Father Knickerbocker {1936}

Father Knickerbocker was a mascot for the Big Apple in the late 1800s and early 1900s – hence the name for the city’s basketball team, the New York Knicks. However, this particular balloon was questionable since Mr. Knickerbocker was usually depicted with an over-sized judge’s wig. This balloon is not. Also, one time this dude’s nose got caught in an outdoor train and people were scrambled to do a nose job on him before he made his appearance in the parade.

Eddie Cantor {1940s}

This balloon is based on actor/singer/dancer/beloved New Yorker Eddie Cantor, who looked like this IRL.  He was only one of the few real life people to have a Macy’s balloon in their likeness, and I think it’s pretty clear why. Balloon bro’s high on helium and has no idea what he’s doing or where he’s going. Also, hammer pants.

Pumpkin {1945}

 

Acrobats {1938}

Sure, your eyes go directly to the mustachioed acrobat with weird fingers and thigh bands, but please note the smaller acrobat holding on for dear life at his feet. Again, the proportions are not accurate.

Space Man {1952}

Neil Armstrong wouldn’t land on the moon until 17 years later, and actually NASA wasn’t even founded until 1958, which might explain why this space man looks like a cross between an exterminator and a lego industrial worker.

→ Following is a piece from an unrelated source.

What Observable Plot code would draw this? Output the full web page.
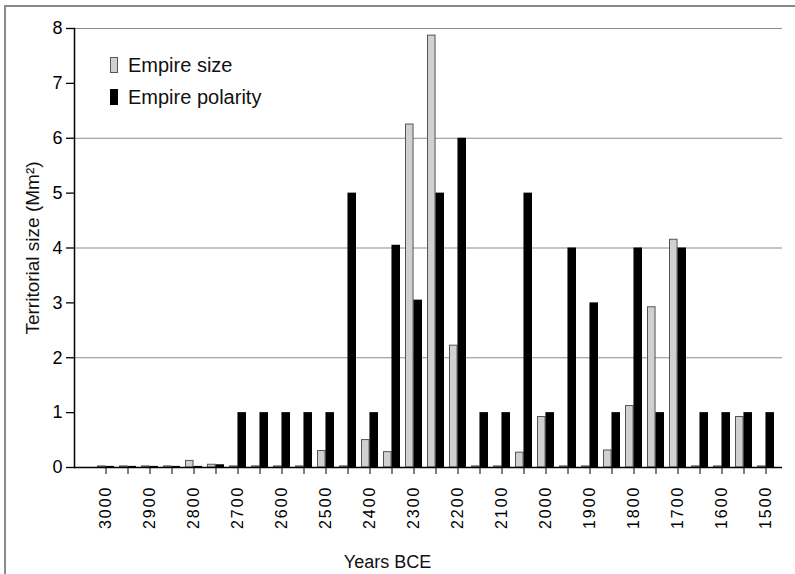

The Thief of Bagdad {1940}

This is technically a float but, um… it’s weird, right? The Thief of Bagdad was a 1924 (and later 1940) film about a king who is tricked and cast out of Bagdad by the evil Jaffar (yeah, Aladdin and this share the same roots). He joins forces with a thief named Abu in order to reclaim his throne, the city, and the princess he loves (whose name isn’t Jasmine) Naturally, it needed a float in the Macy’s Day Parade, because what kids wouldn’t love seeing this frightening depiction of Jaffar coming towards them?

Linus the Lion {1973}

This was from a parade in the 70s, so it’s fair to assume Linus the Lion was chasing the dragon, right? Drugs. I mean drugs.

Ask Jeeves {2001}

If you don’t remember who Ask Jeeves is, just look him up on Lycos. While you’re at it, feel free to visit my Geocities site and sign my guestbook. *~sMaRtER ChiLD*~

Elf on a Shelf {2012}

Maybe look for the Elf on a Shelf in the bathroom this year?

B. Boy {2010}

This balloon was designed by Tim Burton. I think that explains it.

Rabbit {2007}

Artist Jeff Koons’ silver rabbit is not surprising if you know his aesthetics, but still, he’s definitely no main stream enough to have this balloon make sense during the Macy’s parade.